"""

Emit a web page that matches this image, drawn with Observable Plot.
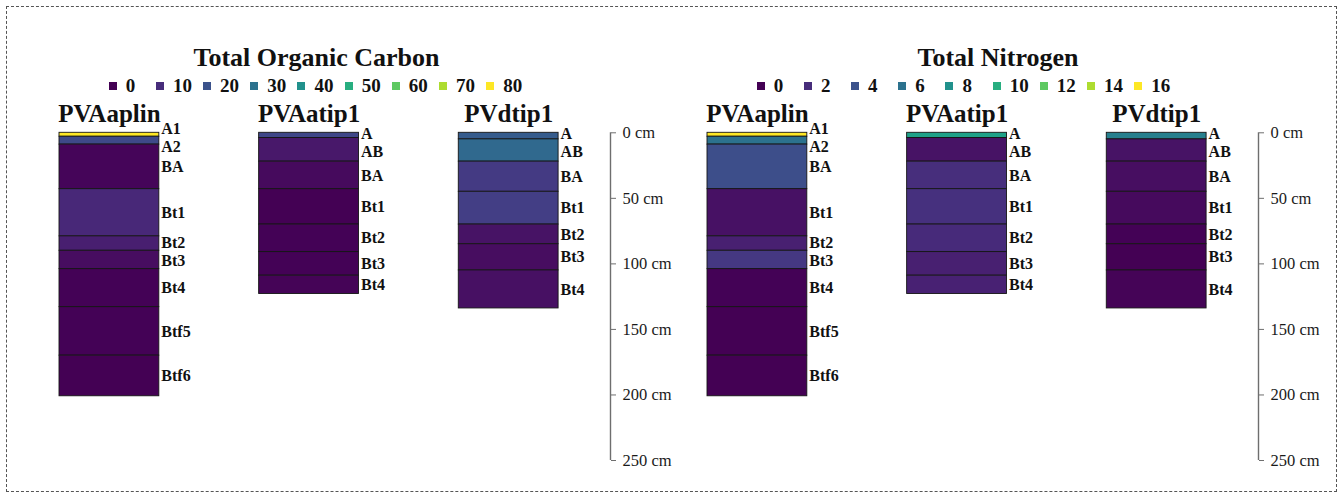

"""
"""

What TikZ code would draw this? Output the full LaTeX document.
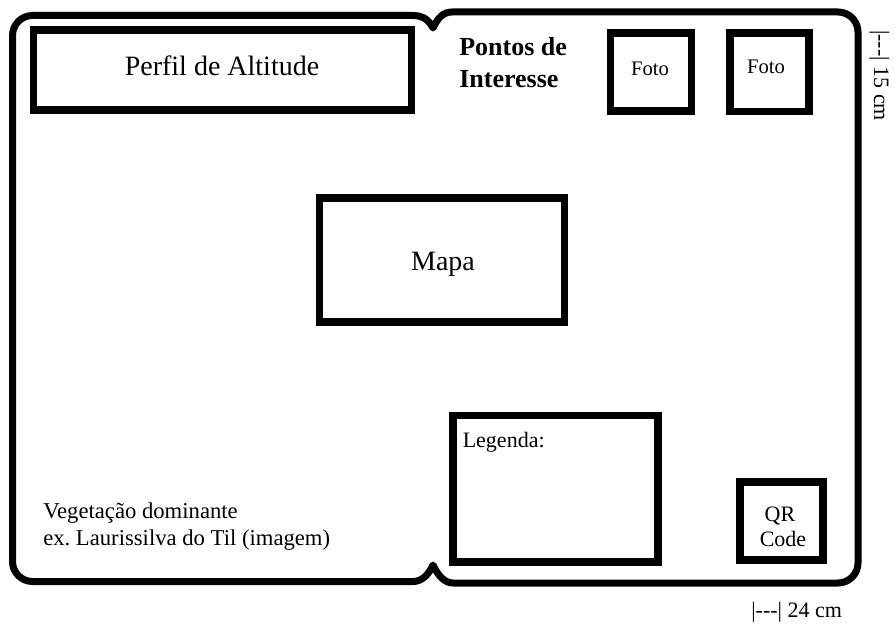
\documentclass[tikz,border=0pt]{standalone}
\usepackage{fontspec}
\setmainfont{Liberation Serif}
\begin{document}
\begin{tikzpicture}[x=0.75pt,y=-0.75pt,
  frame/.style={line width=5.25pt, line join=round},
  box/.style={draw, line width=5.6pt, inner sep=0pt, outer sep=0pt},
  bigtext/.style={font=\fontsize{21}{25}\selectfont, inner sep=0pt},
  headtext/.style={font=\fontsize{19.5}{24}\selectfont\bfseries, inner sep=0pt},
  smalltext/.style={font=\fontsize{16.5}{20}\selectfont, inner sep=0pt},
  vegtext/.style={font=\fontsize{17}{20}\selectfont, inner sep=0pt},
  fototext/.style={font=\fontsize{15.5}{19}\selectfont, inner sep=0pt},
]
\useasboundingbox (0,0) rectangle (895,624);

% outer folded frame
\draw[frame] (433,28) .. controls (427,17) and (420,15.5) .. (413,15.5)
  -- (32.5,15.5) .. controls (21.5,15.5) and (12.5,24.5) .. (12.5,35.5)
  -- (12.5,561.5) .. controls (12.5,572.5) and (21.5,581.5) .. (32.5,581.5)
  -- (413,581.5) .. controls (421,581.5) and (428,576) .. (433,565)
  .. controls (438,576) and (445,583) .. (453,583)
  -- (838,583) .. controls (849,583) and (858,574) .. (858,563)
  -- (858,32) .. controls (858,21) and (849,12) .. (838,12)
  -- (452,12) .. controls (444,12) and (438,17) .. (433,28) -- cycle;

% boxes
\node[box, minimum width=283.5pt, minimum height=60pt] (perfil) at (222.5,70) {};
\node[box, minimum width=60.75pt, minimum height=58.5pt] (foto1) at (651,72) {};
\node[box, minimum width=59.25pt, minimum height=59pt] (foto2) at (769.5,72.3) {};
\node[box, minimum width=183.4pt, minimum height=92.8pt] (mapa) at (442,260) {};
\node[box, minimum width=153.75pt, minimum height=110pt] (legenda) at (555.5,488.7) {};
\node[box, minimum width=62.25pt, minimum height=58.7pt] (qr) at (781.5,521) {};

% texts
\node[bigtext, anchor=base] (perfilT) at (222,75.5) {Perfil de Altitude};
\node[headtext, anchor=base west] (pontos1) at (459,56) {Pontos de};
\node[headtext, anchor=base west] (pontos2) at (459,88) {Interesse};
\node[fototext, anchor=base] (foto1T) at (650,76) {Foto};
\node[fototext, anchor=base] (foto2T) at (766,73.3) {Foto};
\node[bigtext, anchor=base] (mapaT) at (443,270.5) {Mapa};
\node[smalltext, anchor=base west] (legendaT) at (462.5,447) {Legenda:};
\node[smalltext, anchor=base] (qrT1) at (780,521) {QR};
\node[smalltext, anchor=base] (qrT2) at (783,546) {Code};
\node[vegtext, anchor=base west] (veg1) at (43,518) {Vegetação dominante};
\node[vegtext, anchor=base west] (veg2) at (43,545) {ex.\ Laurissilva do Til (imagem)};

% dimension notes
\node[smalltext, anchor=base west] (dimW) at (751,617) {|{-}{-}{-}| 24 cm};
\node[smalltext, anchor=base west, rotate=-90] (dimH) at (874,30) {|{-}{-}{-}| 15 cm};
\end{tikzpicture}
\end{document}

"""

PROBLEM TO SOLVE>
Copy every line of the entries above in which "this" occurs.

ANSWER TO THE EXERCISE>
Emit a web page that matches this image, drawn with Observable Plot.
What TikZ code would draw this? Output the full LaTeX document.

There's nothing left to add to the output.